One more thing to ponder, the imbalance that's supposedly driving climate armageddon is 0.6W per square meter, that about the energy of a small christmas tree light in a column of turbulent air 1m x 1m x 3km, that is free to radiate and convect. Intuitively how dangerous can it be?

junkcompany said...

I am no statistician, but this paper simply makes an utterly trivial claim - that is the recent variation in our climate is not natural, then it's probably not natural.

To "prove" that it is not natural, recent variation is excluded from the data set of what is assumed to be natural. Then of course, it is shown to be not natural.

But to do that, you have to prove that the data set you use contains all possible natural variation - but that is simply not done.

Forget the fancy stats and methodologies, prove that the data set is complete.

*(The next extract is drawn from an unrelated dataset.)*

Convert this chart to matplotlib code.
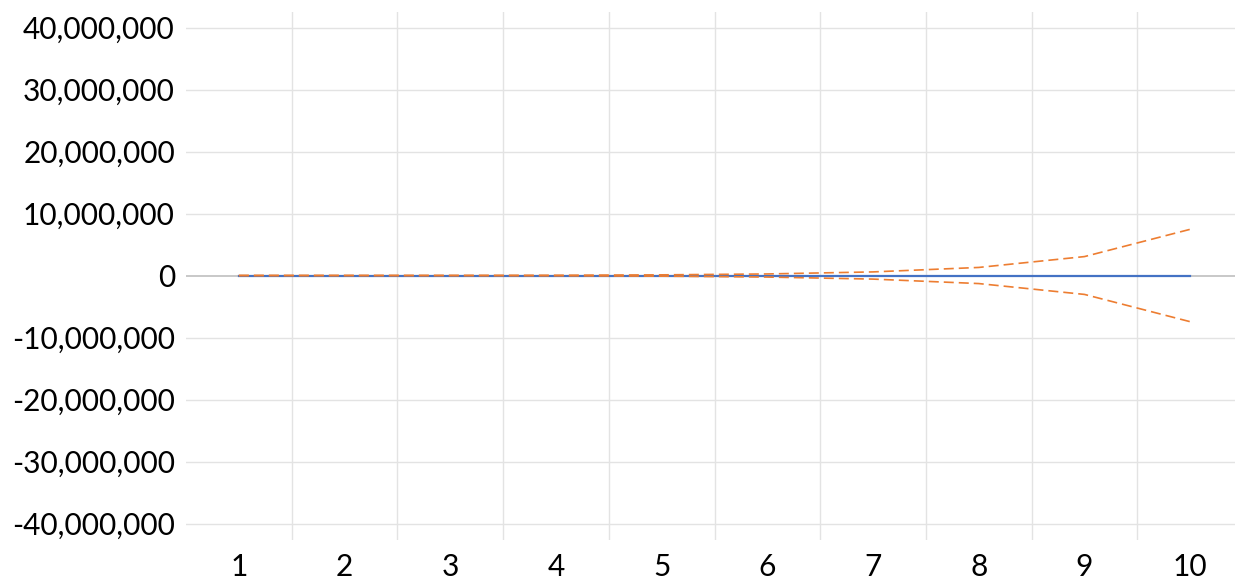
import matplotlib.pyplot as plt
import matplotlib.ticker as mtick

plt.rcParams['font.family'] = ['Lato', 'DejaVu Sans']

periods = [1, 2, 3, 4, 5, 6, 7, 8, 9, 10]
mean_line = [0, 0, 0, 0, 0, 0, 0, 0, 0, 0]
upper = [3000, 8000, 20000, 45000, 105000, 250000, 580000, 1300000, 3050000, 7450000]
lower = [-3000, -8000, -20000, -45000, -105000, -250000, -580000, -1300000, -3050000, -7450000]
y_ticks = [-40e6, -30e6, -20e6, -10e6, 0, 10e6, 20e6, 30e6, 40e6]

fig = plt.figure(figsize=(12.35, 5.79), dpi=100)
ax = fig.add_axes([186 / 1235, 39 / 579, 1057 / 1235, 528 / 579])

ax.set_xlim(0.5, 10.5)
ax.set_ylim(-42.66e6, 42.5e6)

# grid: horizontal at ticks, vertical between categories
for y in y_ticks:
    if y != 0:
        ax.axhline(y, color='#e3e3e3', lw=1, zorder=0)
for xb in [1.5, 2.5, 3.5, 4.5, 5.5, 6.5, 7.5, 8.5, 9.5]:
    ax.axvline(xb, color='#e3e3e3', lw=1, zorder=0)
ax.axhline(0, color='#bfbfbf', lw=1.2, zorder=1)

ax.plot(periods, mean_line, color='#4472c4', lw=1.6, zorder=3)
ax.plot(periods, upper, color='#ed7d31', lw=1.2, ls=(0, (6, 3)), zorder=4)
ax.plot(periods, lower, color='#ed7d31', lw=1.2, ls=(0, (6, 3)), zorder=4)

ax.set_yticks(y_ticks)
ax.yaxis.set_major_formatter(mtick.FuncFormatter(lambda v, p: f'{int(round(v)):,}'))
ax.set_xticks(periods)
ax.set_xticklabels([str(p) for p in periods])
ax.tick_params(axis='both', length=0, labelsize=21.5, colors='black')
ax.tick_params(axis='y', pad=8)
ax.tick_params(axis='x', pad=9)
for s in ax.spines.values():
    s.set_visible(False)

fig.savefig('out.png', dpi=100)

Otherwise this is just a pointless exercise.

Arno Arrak said...

May I offer a comment I placed on Anthony Watts blog "WattsUpWithThat?"which is germane here? Lovejoy is simply captive to the false belief that carbon dioxide is the cause of global warming. Nothing can be further from the truth since James Hansen demonstrably did not prove the existence of the greenhouse effect in 1988.

Comment by Arno Arrak
WUWT April 27, 2014 at 8:33 pm

Lovejoy boasts that ““This study will be a blow to any remaining climate-change deniers.Their two most convincing arguments – that the warming is natural in origin, and that the computer models are wrong – are either directly contradicted by this analysis, or simply do not apply to it.” First, he has a nerve to generalize about deniers because he is just setting up a straw man to knock them down. Fortunately he chooses to use carbon dioxide as a causative agent which is easy to smash. First, carbon dioxide as the root cause of all global warming started its career with Hansen’s talk to the Senate in 1988. Hansen showed a rising temperature chart from 1880 to 1988. Its high point in 1988 represented the warmest point within the last 100 years, he said. There was only a 1 percent chance that this could have happened by chance alone. And since it ruled out chance it was proof that the greenhouse effect had been detected. No one ever checked his science and on the strength of his presentation IPCC was started up that same year. But if you check out his hundred year warming curve you find that it includes the early century warming from 1910 to 1940. Under no circumstances can this warming be used to support greenhouse theory. There was no parallel increase of atmospheric carbon dioxide in 1910 when it started. This rules out greenhouse warming by the radiation laws of physics. And carbon dioxide was not removed from the air in 1940, the only way you can stop greenhouse warming. Clearly, we have to take off the part of his 100 year warming curve earlier than 1940. That lops off sixty of those 100 years. What is left is a see-saw, 25 years of cooling followed by 23 years of warming. No way does this amount to proof of the existence of the greenhouse effect. But the IPCC nevertheless followed him and still follows him. Venerating the emperor’s new clothes, no doubt. If you want to do real climate science, you have to give up carbon dioxide as a causative agent. Lovejoy has chosen the emperor, however, and is marching along, wondering why the emperor has chosen such fancy clothes to show his subjects.